# Start of Collected material

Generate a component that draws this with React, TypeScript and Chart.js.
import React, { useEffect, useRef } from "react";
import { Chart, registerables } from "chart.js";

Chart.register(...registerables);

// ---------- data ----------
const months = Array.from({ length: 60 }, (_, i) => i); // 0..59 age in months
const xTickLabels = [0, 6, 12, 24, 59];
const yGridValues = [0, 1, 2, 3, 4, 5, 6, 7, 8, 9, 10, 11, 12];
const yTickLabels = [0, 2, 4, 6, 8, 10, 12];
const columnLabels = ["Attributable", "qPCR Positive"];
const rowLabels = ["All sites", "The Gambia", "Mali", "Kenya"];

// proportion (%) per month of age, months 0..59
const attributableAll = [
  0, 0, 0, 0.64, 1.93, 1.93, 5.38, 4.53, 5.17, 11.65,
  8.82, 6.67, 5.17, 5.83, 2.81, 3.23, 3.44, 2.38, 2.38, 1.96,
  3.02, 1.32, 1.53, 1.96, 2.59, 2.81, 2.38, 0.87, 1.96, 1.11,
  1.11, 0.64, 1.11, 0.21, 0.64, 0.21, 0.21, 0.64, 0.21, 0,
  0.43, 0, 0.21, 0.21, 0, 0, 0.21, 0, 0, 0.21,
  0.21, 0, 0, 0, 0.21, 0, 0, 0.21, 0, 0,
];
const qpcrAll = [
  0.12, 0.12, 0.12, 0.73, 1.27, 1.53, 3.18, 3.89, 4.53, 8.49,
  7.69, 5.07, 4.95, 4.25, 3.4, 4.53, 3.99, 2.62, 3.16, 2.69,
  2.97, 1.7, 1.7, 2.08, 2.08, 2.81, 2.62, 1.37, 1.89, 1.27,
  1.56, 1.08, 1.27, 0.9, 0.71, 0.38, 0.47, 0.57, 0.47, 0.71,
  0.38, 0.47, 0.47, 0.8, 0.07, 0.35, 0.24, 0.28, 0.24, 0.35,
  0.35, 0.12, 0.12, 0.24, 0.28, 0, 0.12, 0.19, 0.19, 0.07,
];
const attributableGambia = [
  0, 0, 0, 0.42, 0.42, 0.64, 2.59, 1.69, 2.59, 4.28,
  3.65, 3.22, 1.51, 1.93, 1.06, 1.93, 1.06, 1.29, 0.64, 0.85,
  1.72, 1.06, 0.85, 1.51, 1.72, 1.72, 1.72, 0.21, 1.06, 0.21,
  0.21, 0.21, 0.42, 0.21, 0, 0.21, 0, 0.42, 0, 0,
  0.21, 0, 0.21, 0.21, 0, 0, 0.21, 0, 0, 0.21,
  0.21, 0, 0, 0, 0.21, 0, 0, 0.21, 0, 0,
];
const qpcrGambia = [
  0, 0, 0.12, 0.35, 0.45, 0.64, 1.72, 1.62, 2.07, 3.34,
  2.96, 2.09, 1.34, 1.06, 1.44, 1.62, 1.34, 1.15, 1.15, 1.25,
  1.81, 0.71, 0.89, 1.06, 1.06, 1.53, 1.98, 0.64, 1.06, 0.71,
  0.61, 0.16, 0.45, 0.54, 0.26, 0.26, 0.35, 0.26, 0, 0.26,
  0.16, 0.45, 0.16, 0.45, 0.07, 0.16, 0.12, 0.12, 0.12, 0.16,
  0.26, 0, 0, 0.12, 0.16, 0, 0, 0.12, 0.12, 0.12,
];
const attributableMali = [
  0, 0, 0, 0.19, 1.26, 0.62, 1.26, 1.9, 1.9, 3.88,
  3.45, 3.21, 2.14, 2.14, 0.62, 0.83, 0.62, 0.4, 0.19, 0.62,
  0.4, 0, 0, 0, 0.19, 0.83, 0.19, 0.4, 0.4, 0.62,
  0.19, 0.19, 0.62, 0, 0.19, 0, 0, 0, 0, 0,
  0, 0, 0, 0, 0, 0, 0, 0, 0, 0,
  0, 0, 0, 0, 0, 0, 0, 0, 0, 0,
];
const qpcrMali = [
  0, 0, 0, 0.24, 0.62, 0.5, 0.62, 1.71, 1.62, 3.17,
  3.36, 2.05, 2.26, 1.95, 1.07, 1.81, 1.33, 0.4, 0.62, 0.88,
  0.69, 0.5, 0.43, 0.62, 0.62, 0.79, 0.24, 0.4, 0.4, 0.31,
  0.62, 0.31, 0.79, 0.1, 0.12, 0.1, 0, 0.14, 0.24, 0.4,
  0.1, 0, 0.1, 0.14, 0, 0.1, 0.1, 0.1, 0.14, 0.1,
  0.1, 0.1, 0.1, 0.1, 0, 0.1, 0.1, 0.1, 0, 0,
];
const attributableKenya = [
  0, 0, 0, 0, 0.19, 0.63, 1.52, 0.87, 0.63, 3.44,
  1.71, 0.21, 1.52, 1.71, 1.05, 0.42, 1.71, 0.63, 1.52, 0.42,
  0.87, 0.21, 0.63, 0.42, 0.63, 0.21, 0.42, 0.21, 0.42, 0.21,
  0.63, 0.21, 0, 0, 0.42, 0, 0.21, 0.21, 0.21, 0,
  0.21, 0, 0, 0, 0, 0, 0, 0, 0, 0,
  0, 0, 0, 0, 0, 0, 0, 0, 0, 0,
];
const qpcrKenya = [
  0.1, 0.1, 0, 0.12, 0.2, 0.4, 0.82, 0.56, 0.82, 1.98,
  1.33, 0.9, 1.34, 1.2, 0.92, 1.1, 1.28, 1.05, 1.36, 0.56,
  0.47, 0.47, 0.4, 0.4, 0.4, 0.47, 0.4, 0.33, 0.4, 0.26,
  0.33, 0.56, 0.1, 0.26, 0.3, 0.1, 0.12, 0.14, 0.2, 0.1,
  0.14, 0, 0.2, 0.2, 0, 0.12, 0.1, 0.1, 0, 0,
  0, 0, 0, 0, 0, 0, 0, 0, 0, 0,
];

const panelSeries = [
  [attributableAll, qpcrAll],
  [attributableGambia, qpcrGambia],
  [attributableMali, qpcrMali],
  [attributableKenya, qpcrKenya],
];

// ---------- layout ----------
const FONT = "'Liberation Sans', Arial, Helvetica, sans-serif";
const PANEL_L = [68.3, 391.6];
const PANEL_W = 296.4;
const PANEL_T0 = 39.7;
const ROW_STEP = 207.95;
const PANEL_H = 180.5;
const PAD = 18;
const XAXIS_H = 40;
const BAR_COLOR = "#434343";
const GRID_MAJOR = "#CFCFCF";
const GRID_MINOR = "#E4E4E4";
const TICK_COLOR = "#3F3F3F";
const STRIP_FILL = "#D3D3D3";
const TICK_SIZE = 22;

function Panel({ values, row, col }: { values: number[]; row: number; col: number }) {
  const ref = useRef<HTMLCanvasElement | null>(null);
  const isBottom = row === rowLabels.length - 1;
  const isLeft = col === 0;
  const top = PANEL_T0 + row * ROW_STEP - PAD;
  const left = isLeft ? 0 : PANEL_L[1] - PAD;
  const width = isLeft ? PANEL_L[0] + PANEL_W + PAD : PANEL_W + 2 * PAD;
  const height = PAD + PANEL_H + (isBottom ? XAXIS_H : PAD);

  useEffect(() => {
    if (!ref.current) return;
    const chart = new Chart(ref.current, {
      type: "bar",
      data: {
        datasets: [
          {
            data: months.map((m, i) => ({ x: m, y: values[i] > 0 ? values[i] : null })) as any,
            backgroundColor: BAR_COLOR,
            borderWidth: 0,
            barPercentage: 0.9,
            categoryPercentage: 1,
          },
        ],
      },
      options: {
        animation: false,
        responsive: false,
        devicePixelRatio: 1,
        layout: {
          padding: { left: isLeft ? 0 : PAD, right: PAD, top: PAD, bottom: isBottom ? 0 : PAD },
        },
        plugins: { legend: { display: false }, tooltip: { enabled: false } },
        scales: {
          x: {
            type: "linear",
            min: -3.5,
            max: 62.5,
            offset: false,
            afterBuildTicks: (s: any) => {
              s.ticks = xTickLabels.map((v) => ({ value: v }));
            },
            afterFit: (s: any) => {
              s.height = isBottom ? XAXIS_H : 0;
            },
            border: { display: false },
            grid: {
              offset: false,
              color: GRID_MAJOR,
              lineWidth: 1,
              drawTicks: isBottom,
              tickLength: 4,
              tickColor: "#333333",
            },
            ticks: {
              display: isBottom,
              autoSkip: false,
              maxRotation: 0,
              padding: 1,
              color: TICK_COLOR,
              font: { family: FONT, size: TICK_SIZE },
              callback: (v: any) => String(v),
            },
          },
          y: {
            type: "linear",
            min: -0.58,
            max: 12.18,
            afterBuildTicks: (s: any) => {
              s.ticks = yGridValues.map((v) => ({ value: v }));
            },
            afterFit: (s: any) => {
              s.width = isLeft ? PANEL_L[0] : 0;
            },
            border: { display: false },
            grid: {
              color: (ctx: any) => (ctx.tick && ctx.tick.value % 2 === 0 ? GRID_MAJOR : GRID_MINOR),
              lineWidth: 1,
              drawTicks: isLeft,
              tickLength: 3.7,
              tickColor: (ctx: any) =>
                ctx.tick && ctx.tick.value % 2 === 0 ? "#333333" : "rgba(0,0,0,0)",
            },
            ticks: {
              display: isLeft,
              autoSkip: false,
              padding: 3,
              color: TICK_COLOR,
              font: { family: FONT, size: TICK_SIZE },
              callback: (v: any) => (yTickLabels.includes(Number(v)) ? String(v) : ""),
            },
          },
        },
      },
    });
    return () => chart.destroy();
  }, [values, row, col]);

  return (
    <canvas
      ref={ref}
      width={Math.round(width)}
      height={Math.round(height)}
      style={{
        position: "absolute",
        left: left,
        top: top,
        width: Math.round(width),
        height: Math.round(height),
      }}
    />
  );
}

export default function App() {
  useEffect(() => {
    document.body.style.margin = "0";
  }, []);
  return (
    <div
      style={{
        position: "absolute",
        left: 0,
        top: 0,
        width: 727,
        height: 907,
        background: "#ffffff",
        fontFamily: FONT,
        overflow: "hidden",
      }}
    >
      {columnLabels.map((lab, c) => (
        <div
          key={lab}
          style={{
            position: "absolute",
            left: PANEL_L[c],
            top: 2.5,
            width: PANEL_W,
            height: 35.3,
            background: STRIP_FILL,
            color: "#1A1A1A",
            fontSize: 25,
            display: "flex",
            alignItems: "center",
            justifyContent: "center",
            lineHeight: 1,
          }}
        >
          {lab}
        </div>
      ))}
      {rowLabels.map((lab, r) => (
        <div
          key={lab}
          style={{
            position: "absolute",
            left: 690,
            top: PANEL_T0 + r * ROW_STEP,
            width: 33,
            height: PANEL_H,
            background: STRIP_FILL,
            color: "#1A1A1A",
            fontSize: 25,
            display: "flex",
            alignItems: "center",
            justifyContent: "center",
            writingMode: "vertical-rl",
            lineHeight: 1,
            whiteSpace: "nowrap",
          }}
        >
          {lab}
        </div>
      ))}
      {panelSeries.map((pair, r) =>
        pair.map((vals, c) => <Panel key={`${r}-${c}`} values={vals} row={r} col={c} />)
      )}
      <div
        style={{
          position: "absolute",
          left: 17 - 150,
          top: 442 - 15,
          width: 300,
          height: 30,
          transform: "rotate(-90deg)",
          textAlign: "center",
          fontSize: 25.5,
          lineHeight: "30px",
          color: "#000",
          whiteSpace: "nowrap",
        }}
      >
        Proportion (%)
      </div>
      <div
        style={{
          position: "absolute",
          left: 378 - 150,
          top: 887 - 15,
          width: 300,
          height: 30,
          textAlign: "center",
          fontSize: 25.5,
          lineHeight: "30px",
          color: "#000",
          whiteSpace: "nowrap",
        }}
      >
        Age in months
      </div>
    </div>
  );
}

# End of Collected material

§ Exercise: Copy every line above that includes the string "React".

§ Final answer:
Generate a component that draws this with React, TypeScript and Chart.js.
import React, { useEffect, useRef } from "react";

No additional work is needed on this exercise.